A career Foreign Service officer, she was appointed United States Ambassador to Madagascar from June 29, 1998 to July 28, 2001.

Life 
Barnes was born on April 5, 1938 in St. Augustine, Florida. When she was five years old, her family moved to Saratoga, New York.

Education 
In 1956 she graduated from Baruch College with a Bachelor's degree in business. During her college years, she joined the Delta Sigma Theta sorority, the National Association for the Advancement of Colored People (NAACP), and became fluent in French.

She later studied International Affairs at Boston University. She received a master's degree in business administration from Columbia University in 1970.
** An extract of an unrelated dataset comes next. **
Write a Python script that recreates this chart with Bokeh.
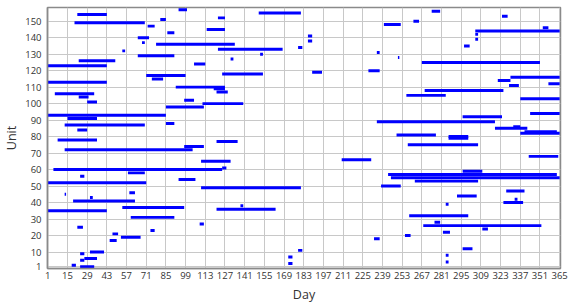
from bokeh.plotting import figure
from bokeh.models import Range1d, FixedTicker
from bokeh.embed import file_html
from bokeh.resources import INLINE

# ---- data: (unit, first day, last day) ----
units = [157, 156, 155, 154, 153, 152, 151, 150, 149, 148, 147, 146, 145, 144,
         143, 142, 141, 140, 139, 138, 137, 136, 135, 134, 133, 132, 131, 130,
         129, 128, 127, 126, 125, 124, 123, 120, 119, 118, 117, 116, 115, 114,
         113, 112, 111, 110, 109, 108, 107, 106, 105, 104, 103, 102, 101, 100,
         98, 94, 93, 92, 91, 89, 88, 87, 86, 85, 84, 83, 82, 81, 80, 79, 78,
         77, 75, 74, 72, 68, 66, 65, 61, 60, 59, 58, 57, 56, 55, 54, 53, 52,
         50, 49, 47, 46, 45, 44, 43, 42, 41, 40, 39, 38, 37, 36, 35, 32, 31,
         28, 27, 26, 25, 24, 23, 22, 21, 20, 19, 18, 17, 12, 11, 10, 9, 8, 7,
         6, 5, 4, 3, 2, 1]
start_day = [94, 274, 151, 22, 324, 122, 81, 261, 20, 240, 72, 353, 114, 305,
             86, 305, 186, 65, 305, 186, 68, 78, 297, 179, 122, 54, 235, 152,
             65, 250, 131, 23, 267, 105, 1, 229, 189, 125, 71, 330, 75, 321,
             1, 357, 329, 92, 119, 269, 121, 6, 256, 23, 337, 98, 29, 111,
             85, 344, 1, 296, 15, 235, 85, 13, 332, 319, 22, 340, 337, 249, 286, 286, 8,
             121, 257, 98, 13, 343, 210, 110, 125, 5, 296, 58, 243, 24, 245, 94, 262, 1,
             238, 110, 327, 59, 13, 292, 31, 333, 19, 325, 284, 138, 54, 121, 1, 258, 60,
             276, 109, 268, 22, 310, 74, 282, 47, 255, 53, 233, 45, 296, 179, 31, 24, 284, 172,
             27, 24, 284, 172, 18, 24]
end_day = [100, 280, 181, 43, 328, 127, 85, 265, 70, 252, 77, 357, 127, 365,
           91, 307, 189, 73, 307, 189, 70, 134, 301, 182, 168, 56, 237, 154,
           91, 251, 133, 49, 351, 113, 43, 237, 196, 154, 99, 365, 83, 330,
           43, 365, 336, 127, 127, 325, 129, 34, 284, 30, 365, 105, 36, 140,
           112, 365, 85, 324, 36, 319, 91, 70, 337, 342, 29, 363, 365, 277, 300, 300, 36,
           136, 307, 112, 104, 364, 231, 131, 128, 125, 310, 70, 363, 27, 365, 106, 307, 71,
           252, 181, 340, 63, 14, 306, 33, 335, 63, 339, 286, 140, 98, 163, 43, 300, 91,
           280, 112, 352, 26, 314, 77, 287, 51, 259, 67, 237, 50, 303, 182, 41, 27, 286, 175,
           36, 27, 286, 175, 21, 34]

x_ticks = list(range(1, 366, 14))
y_ticks = [1] + list(range(10, 151, 10))
x_title = "Day"
y_title = "Unit"

p = figure(width=572, height=305, output_backend="svg", toolbar_location=None,
           x_range=Range1d(0.8, 365.6), y_range=Range1d(0, 158.3),
           min_border_left=40, min_border_right=12, min_border_top=7,
           min_border_bottom=37)

p.hbar(y=units, left=start_day, right=end_day, height=1.8,
       fill_color="#0000ff", line_color=None)

p.xaxis.ticker = FixedTicker(ticks=x_ticks)
p.yaxis.ticker = FixedTicker(ticks=y_ticks)
p.xaxis.axis_label = x_title
p.yaxis.axis_label = y_title

for ax in (p.xaxis, p.yaxis):
    ax.major_tick_out = 0
    ax.major_tick_in = 0
    ax.minor_tick_out = 0
    ax.minor_tick_in = 0
    ax.axis_line_color = "#8a8a8a"
    ax.axis_line_width = 1.5
    ax.major_label_text_font = "Open Sans"
    ax.major_label_text_font_size = "9.5px"
    ax.major_label_text_color = "#333333"
    ax.axis_label_text_font = "Open Sans"
    ax.axis_label_text_font_size = "12.5px"
    ax.axis_label_text_font_style = "normal"
    ax.axis_label_text_color = "#333333"

p.xaxis.major_label_standoff = 3
p.yaxis.major_label_standoff = 6
p.xaxis.axis_label_standoff = 4
p.yaxis.axis_label_standoff = 2

p.xgrid.grid_line_color = "#c8c8c8"
p.ygrid.grid_line_color = "#c8c8c8"
p.xgrid.grid_line_width = 1
p.ygrid.grid_line_width = 1
p.outline_line_color = "#8a8a8a"
p.outline_line_width = 1.5
p.background_fill_color = "white"
p.border_fill_color = "white"

open("out.html", "w").write(file_html(p, INLINE))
She was a part of the Senior Seminar Class of the National War College graduating in 1995.

Career 
Before joining the Foreign Service, Barnes became vice president in several major advertising agencies and worked for the Ford Foundation from 1961- 1965 in the Republic of Congo, Kinshasa. After returning to the U.S. in 1965, she worked for the historic African-American Institute in New York City.

In 1983, Barnes joined the U.S. Foreign Service and became a General Services Officer at the U.S. Embassy in Egypt. She was promoted in 1986 to the Supervisor for the General Services Office at the Embassy in Senegal. From 1990 to 1992, Barnes worked as a Counselor for Administration in East Berlin, Germany.

Barnes was the director of Western European affairs in the Bureau of European Affairs at the United States Department of State and served as a diplomat in West Berlin, Cairo, Sofia, and Dakar. She was also consul general in Strasbourg, France.

In 1998, Barnes became the U.S. Ambassador to Madagascar and served until her retirement in 2001.

In 2004 she founded the Barnes Findley Foundation, a non-profit foundation dedicated to supporting women and girls in the African Diaspora with an emphasis on anti-human trafficking and economic empowerment.

Barnes received an honorary doctor of laws degree in 2006 from Knox College.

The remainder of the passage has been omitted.